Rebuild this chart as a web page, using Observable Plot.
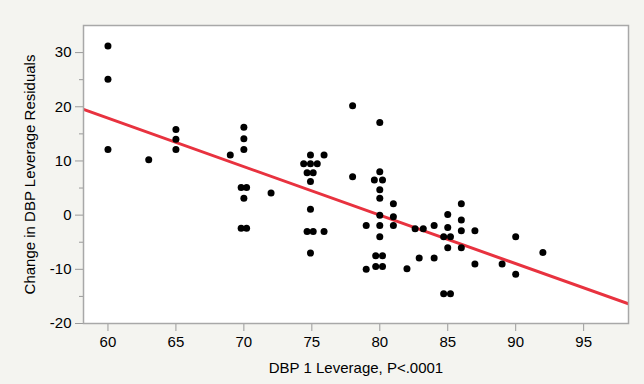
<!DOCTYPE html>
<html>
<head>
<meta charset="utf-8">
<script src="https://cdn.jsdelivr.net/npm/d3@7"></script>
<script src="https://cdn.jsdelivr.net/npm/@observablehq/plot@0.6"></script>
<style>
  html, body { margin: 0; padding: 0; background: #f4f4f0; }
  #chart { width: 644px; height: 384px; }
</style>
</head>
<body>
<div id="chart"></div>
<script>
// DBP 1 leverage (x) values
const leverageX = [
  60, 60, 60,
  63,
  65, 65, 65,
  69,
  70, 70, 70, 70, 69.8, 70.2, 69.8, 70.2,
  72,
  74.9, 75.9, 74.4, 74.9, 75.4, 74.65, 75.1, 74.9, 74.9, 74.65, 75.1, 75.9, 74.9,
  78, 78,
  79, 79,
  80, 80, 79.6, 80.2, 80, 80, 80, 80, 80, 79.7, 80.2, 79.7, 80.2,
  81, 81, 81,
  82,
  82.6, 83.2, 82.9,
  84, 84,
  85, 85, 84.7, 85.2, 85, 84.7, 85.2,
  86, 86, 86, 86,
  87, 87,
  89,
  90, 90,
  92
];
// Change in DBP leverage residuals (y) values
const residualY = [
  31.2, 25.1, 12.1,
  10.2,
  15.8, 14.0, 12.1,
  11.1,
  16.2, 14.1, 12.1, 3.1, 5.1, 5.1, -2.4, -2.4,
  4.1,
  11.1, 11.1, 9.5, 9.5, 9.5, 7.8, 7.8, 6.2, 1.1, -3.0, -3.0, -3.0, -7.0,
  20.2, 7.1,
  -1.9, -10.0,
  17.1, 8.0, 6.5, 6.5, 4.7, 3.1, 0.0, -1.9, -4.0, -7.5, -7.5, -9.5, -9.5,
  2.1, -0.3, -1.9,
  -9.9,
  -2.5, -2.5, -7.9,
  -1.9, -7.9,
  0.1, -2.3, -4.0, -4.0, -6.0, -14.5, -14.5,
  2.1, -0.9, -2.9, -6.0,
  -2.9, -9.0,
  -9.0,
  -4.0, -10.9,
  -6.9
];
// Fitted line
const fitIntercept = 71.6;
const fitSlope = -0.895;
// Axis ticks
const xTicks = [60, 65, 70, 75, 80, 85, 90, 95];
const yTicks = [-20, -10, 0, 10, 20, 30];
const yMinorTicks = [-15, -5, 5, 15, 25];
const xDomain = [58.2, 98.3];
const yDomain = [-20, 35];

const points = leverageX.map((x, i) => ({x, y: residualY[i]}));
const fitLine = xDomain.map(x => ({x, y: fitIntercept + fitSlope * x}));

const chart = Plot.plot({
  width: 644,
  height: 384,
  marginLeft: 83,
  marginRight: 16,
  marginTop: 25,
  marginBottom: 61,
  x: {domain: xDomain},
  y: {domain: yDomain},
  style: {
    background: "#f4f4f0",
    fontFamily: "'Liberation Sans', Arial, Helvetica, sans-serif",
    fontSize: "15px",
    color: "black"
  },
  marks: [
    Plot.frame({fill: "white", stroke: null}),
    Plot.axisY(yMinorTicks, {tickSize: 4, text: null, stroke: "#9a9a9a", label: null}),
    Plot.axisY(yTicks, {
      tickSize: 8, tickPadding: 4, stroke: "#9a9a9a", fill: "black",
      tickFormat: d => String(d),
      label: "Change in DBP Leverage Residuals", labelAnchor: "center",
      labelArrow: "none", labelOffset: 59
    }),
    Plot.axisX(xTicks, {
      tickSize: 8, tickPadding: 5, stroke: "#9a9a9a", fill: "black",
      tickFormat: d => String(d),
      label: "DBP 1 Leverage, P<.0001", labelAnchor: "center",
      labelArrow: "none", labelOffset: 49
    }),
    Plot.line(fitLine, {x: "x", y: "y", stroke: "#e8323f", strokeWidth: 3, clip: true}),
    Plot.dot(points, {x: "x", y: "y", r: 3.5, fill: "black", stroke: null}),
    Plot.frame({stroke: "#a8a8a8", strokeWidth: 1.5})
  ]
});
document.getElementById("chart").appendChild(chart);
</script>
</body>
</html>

**SHORT PROBLEM**. Search the lines above for the string "chart" and copy each line that has it.

**TASK RESPONSE**.
Rebuild this chart as a web page, using Observable Plot.
  #chart { width: 644px; height: 384px; }
<div id="chart"></div>
const chart = Plot.plot({
document.getElementById("chart").appendChild(chart);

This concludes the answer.